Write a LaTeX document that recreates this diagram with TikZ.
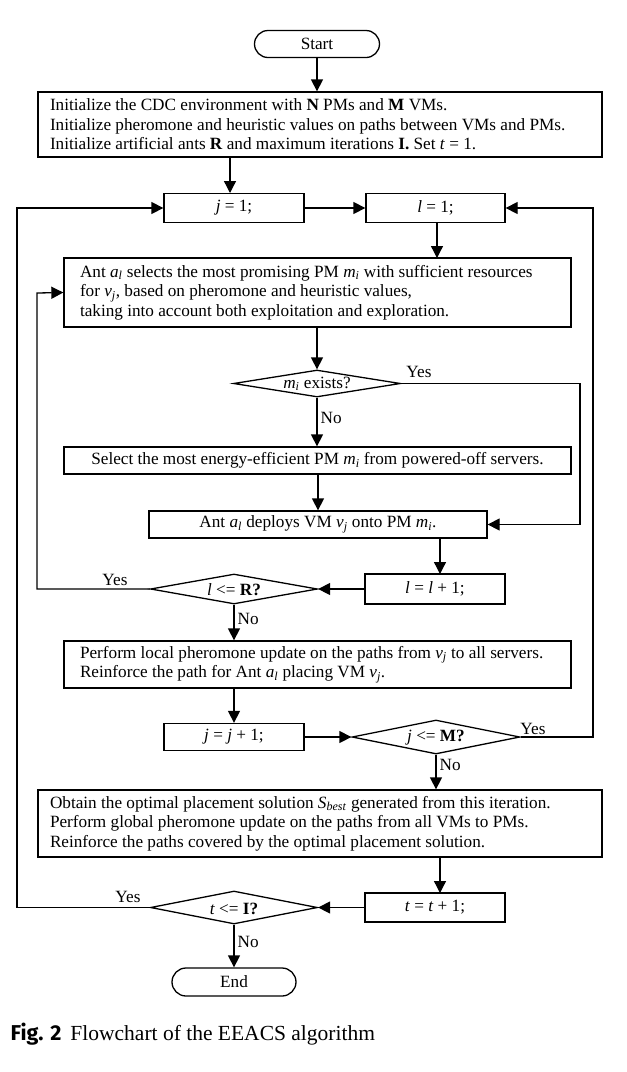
\documentclass[tikz,border=0pt]{standalone}
\usepackage{fontspec}
\setmainfont{Liberation Serif}
\newfontfamily\capsans{Fira Sans}
\usetikzlibrary{arrows.meta,shapes.geometric,shapes.misc}
\newcommand{\vv}[1]{\textit{#1}}
\newcommand{\sub}[1]{\textsubscript{\textit{#1}}}
\tikzset{
  every picture/.style={line width=1.3pt},
  base/.style={font=\fontsize{17.2}{19.6}\selectfont},
  box/.style={base, draw, rectangle, inner sep=0pt, align=center},
  frame/.style={draw, rectangle, inner sep=0pt},
  ltext/.style={base, inner sep=0pt, align=left, anchor=west},
  term/.style={base, draw, rounded rectangle, inner sep=0pt, minimum height=27pt},
  dia/.style={draw, diamond, inner sep=0pt},
  lab/.style={base, inner sep=0pt},
  arr/.style={-{Triangle[length=12pt,width=12pt]}},
}
\begin{document}
\begin{tikzpicture}[x=1pt,y=-1pt]
\useasboundingbox (0,0) rectangle (627,1072);

\node[term, minimum width=125pt] (start) at (317,44) {Start};

\node[frame, minimum width=564pt, minimum height=65pt] (init) at (320,124.5) {};
\node[ltext] (initt) at ([xshift=12pt]init.west)
 {Initialize the CDC environment with \textbf{N} PMs and \textbf{M} VMs.\\
  Initialize pheromone and heuristic values on paths between VMs and PMs.\\
  Initialize artificial ants \textbf{R} and maximum iterations \textbf{I.} Set \vv{t} = 1.};

\node[box, minimum width=140pt, minimum height=29pt] (j1) at (234,208) {\vv{j} = 1;};
\node[box, minimum width=139pt, minimum height=29pt] (l1) at (435.5,208) {\vv{l} = 1;};

\node[frame, minimum width=507pt, minimum height=69pt] (ant) at (317.5,292.5) {};
\node[ltext] (antt) at ([xshift=16pt]ant.west)
 {Ant \vv{a}\sub{l} selects the most promising PM \vv{m}\sub{i} with sufficient resources\\
  for \vv{v}\sub{j}, based on pheromone and heuristic values,\\
  taking into account both exploitation and exploration.};

\node[dia, minimum width=167pt, minimum height=27pt] (d1) at (317,383.5) {};
\node[lab] (d1t) at (317,384) {\vv{m}\sub{i} exists?};

\node[box, minimum width=507pt, minimum height=27pt] (sel) at (317.5,460.5)
 {Select the most energy-efficient PM \vv{m}\sub{i} from powered-off servers.};

\node[box, minimum width=338pt, minimum height=27pt] (dep) at (318,524.5)
 {Ant \vv{a}\sub{l} deploys VM \vv{v}\sub{j} onto PM \vv{m}\sub{i}.};

\node[box, minimum width=140pt, minimum height=30pt] (lpp) at (435,589) {\vv{l} = \vv{l} + 1;};

\node[dia, minimum width=167pt, minimum height=30pt] (d2) at (234,589) {};
\node[lab] (d2t) at (234,590) {\vv{l} <= \textbf{R?}};

\node[frame, minimum width=507pt, minimum height=47pt] (loc) at (317.5,664.5) {};
\node[ltext] (loct) at ([xshift=16pt]loc.west)
 {Perform local pheromone update on the paths from \vv{v}\sub{j} to all servers.\\
  Reinforce the path for Ant \vv{a}\sub{l} placing VM \vv{v}\sub{j}.};

\node[box, minimum width=140pt, minimum height=27pt] (jpp) at (234,737) {\vv{j} = \vv{j} + 1;};

\node[dia, minimum width=168pt, minimum height=34pt] (d3) at (436,737) {};
\node[lab] (d3t) at (436,738) {\vv{j} <= \textbf{M?}};

\node[frame, minimum width=564pt, minimum height=67pt] (glob) at (320,823.5) {};
\node[ltext] (globt) at ([xshift=12pt]glob.west)
 {Obtain the optimal placement solution \vv{S}\sub{best} generated from this iteration.\\
  Perform global pheromone update on the paths from all VMs to PMs.\\
  Reinforce the paths covered by the optimal placement solution.};

\node[box, minimum width=140pt, minimum height=29pt] (tpp) at (435,907.5) {\vv{t} = \vv{t} + 1;};

\node[dia, minimum width=167pt, minimum height=33pt] (d4) at (234,907.5) {};
\node[lab] (d4t) at (234,908.5) {\vv{t} <= \textbf{I?}};

\node[term, minimum width=124pt, minimum height=28pt] (end) at (234,982) {End};

% loop corner coordinates
\coordinate (cy) at (580,383.5);
\coordinate (cy2) at (580,524.5);
\coordinate (lx) at (37,293);
\coordinate (rx) at (593,208);
\coordinate (fx) at (17,208);

% connectors
\draw[arr] (start.south) -- (start.south |- init.north);
\draw[arr] (init.south -| 230,0) -- (230,193);
\draw[arr] (j1) -- (l1);
\draw[arr] (l1.south -| 437,0) -- (437,258);
\draw[arr] (ant.south -| d1.north) -- (d1.north);
\draw[arr] (d1.south) -- (sel.north -| d1.south)
  node[lab, pos=0.42, right=3pt] (no1) {No};
\draw[arr] (d1.east) -- (cy) -- (cy2) -- (dep.east);
\node[lab] (yes1) at (419,372) {Yes};
\draw[arr] (sel.south -| dep.north) -- (dep.north);
\draw[arr] (dep.south -| 440,0) -- (440,574);
\draw[arr] (lpp.west) -- (d2.east);
\draw[arr] (d2.west) -- (d2.west -| lx) -- (lx) -- (ant.west);
\node[lab] (yes2) at (115,580) {Yes};
\draw[arr] (d2.south) -- (d2.south |- loc.north)
  node[lab, pos=0.4, right=3pt] (no2) {No};
\draw[arr] (loc.south -| jpp.north) -- (jpp.north);
\draw[arr] (jpp.east) -- (d3.west);
\draw[arr] (d3.east) -- (d3.east -| rx) -- (rx) -- (l1.east);
\node[lab] (yes3) at (533,729) {Yes};
\draw[arr] (d3.south) -- (d3.south |- glob.north)
  node[lab, pos=0.3, right=3pt] (no3) {No};
\draw[arr] (glob.south -| 440,0) -- (440,893);
\draw[arr] (tpp.west) -- (d4.east);
\draw[arr] (d4.west) -- (d4.west -| fx) -- (fx) -- (j1.west);
\node[lab] (yes4) at (128,897) {Yes};
\draw[arr] (d4.south) -- (end.north)
  node[lab, pos=0.4, right=3pt] (no4) {No};

% caption
\node[anchor=base west, inner sep=0pt, font=\fontsize{21.5}{24}\selectfont] (cap) at (10,1040)
  {{\capsans\bfseries Fig. 2}\hspace{9pt}Flowchart of the EEACS algorithm};
\end{tikzpicture}
\end{document}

---

Exercise details
Repeat the data exactly, excluding the pictures.

Full output
Write a LaTeX document that recreates this diagram with TikZ.
\documentclass[tikz,border=0pt]{standalone}
\usepackage{fontspec}
\setmainfont{Liberation Serif}
\newfontfamily\capsans{Fira Sans}
\usetikzlibrary{arrows.meta,shapes.geometric,shapes.misc}
\newcommand{\vv}[1]{\textit{#1}}
\newcommand{\sub}[1]{\textsubscript{\textit{#1}}}
\tikzset{
  every picture/.style={line width=1.3pt},
  base/.style={font=\fontsize{17.2}{19.6}\selectfont},
  box/.style={base, draw, rectangle, inner sep=0pt, align=center},
  frame/.style={draw, rectangle, inner sep=0pt},
  ltext/.style={base, inner sep=0pt, align=left, anchor=west},
  term/.style={base, draw, rounded rectangle, inner sep=0pt, minimum height=27pt},
  dia/.style={draw, diamond, inner sep=0pt},
  lab/.style={base, inner sep=0pt},
  arr/.style={-{Triangle[length=12pt,width=12pt]}},
}
\begin{document}
\begin{tikzpicture}[x=1pt,y=-1pt]
\useasboundingbox (0,0) rectangle (627,1072);

\node[term, minimum width=125pt] (start) at (317,44) {Start};

\node[frame, minimum width=564pt, minimum height=65pt] (init) at (320,124.5) {};
\node[ltext] (initt) at ([xshift=12pt]init.west)
 {Initialize the CDC environment with \textbf{N} PMs and \textbf{M} VMs.\\
  Initialize pheromone and heuristic values on paths between VMs and PMs.\\
  Initialize artificial ants \textbf{R} and maximum iterations \textbf{I.} Set \vv{t} = 1.};

\node[box, minimum width=140pt, minimum height=29pt] (j1) at (234,208) {\vv{j} = 1;};
\node[box, minimum width=139pt, minimum height=29pt] (l1) at (435.5,208) {\vv{l} = 1;};

\node[frame, minimum width=507pt, minimum height=69pt] (ant) at (317.5,292.5) {};
\node[ltext] (antt) at ([xshift=16pt]ant.west)
 {Ant \vv{a}\sub{l} selects the most promising PM \vv{m}\sub{i} with sufficient resources\\
  for \vv{v}\sub{j}, based on pheromone and heuristic values,\\
  taking into account both exploitation and exploration.};

\node[dia, minimum width=167pt, minimum height=27pt] (d1) at (317,383.5) {};
\node[lab] (d1t) at (317,384) {\vv{m}\sub{i} exists?};

\node[box, minimum width=507pt, minimum height=27pt] (sel) at (317.5,460.5)
 {Select the most energy-efficient PM \vv{m}\sub{i} from powered-off servers.};

\node[box, minimum width=338pt, minimum height=27pt] (dep) at (318,524.5)
 {Ant \vv{a}\sub{l} deploys VM \vv{v}\sub{j} onto PM \vv{m}\sub{i}.};

\node[box, minimum width=140pt, minimum height=30pt] (lpp) at (435,589) {\vv{l} = \vv{l} + 1;};

\node[dia, minimum width=167pt, minimum height=30pt] (d2) at (234,589) {};
\node[lab] (d2t) at (234,590) {\vv{l} <= \textbf{R?}};

\node[frame, minimum width=507pt, minimum height=47pt] (loc) at (317.5,664.5) {};
\node[ltext] (loct) at ([xshift=16pt]loc.west)
 {Perform local pheromone update on the paths from \vv{v}\sub{j} to all servers.\\
  Reinforce the path for Ant \vv{a}\sub{l} placing VM \vv{v}\sub{j}.};

\node[box, minimum width=140pt, minimum height=27pt] (jpp) at (234,737) {\vv{j} = \vv{j} + 1;};

\node[dia, minimum width=168pt, minimum height=34pt] (d3) at (436,737) {};
\node[lab] (d3t) at (436,738) {\vv{j} <= \textbf{M?}};

\node[frame, minimum width=564pt, minimum height=67pt] (glob) at (320,823.5) {};
\node[ltext] (globt) at ([xshift=12pt]glob.west)
 {Obtain the optimal placement solution \vv{S}\sub{best} generated from this iteration.\\
  Perform global pheromone update on the paths from all VMs to PMs.\\
  Reinforce the paths covered by the optimal placement solution.};

\node[box, minimum width=140pt, minimum height=29pt] (tpp) at (435,907.5) {\vv{t} = \vv{t} + 1;};

\node[dia, minimum width=167pt, minimum height=33pt] (d4) at (234,907.5) {};
\node[lab] (d4t) at (234,908.5) {\vv{t} <= \textbf{I?}};

\node[term, minimum width=124pt, minimum height=28pt] (end) at (234,982) {End};

% loop corner coordinates
\coordinate (cy) at (580,383.5);
\coordinate (cy2) at (580,524.5);
\coordinate (lx) at (37,293);
\coordinate (rx) at (593,208);
\coordinate (fx) at (17,208);

% connectors
\draw[arr] (start.south) -- (start.south |- init.north);
\draw[arr] (init.south -| 230,0) -- (230,193);
\draw[arr] (j1) -- (l1);
\draw[arr] (l1.south -| 437,0) -- (437,258);
\draw[arr] (ant.south -| d1.north) -- (d1.north);
\draw[arr] (d1.south) -- (sel.north -| d1.south)
  node[lab, pos=0.42, right=3pt] (no1) {No};
\draw[arr] (d1.east) -- (cy) -- (cy2) -- (dep.east);
\node[lab] (yes1) at (419,372) {Yes};
\draw[arr] (sel.south -| dep.north) -- (dep.north);
\draw[arr] (dep.south -| 440,0) -- (440,574);
\draw[arr] (lpp.west) -- (d2.east);
\draw[arr] (d2.west) -- (d2.west -| lx) -- (lx) -- (ant.west);
\node[lab] (yes2) at (115,580) {Yes};
\draw[arr] (d2.south) -- (d2.south |- loc.north)
  node[lab, pos=0.4, right=3pt] (no2) {No};
\draw[arr] (loc.south -| jpp.north) -- (jpp.north);
\draw[arr] (jpp.east) -- (d3.west);
\draw[arr] (d3.east) -- (d3.east -| rx) -- (rx) -- (l1.east);
\node[lab] (yes3) at (533,729) {Yes};
\draw[arr] (d3.south) -- (d3.south |- glob.north)
  node[lab, pos=0.3, right=3pt] (no3) {No};
\draw[arr] (glob.south -| 440,0) -- (440,893);
\draw[arr] (tpp.west) -- (d4.east);
\draw[arr] (d4.west) -- (d4.west -| fx) -- (fx) -- (j1.west);
\node[lab] (yes4) at (128,897) {Yes};
\draw[arr] (d4.south) -- (end.north)
  node[lab, pos=0.4, right=3pt] (no4) {No};

% caption
\node[anchor=base west, inner sep=0pt, font=\fontsize{21.5}{24}\selectfont] (cap) at (10,1040)
  {{\capsans\bfseries Fig. 2}\hspace{9pt}Flowchart of the EEACS algorithm};
\end{tikzpicture}
\end{document}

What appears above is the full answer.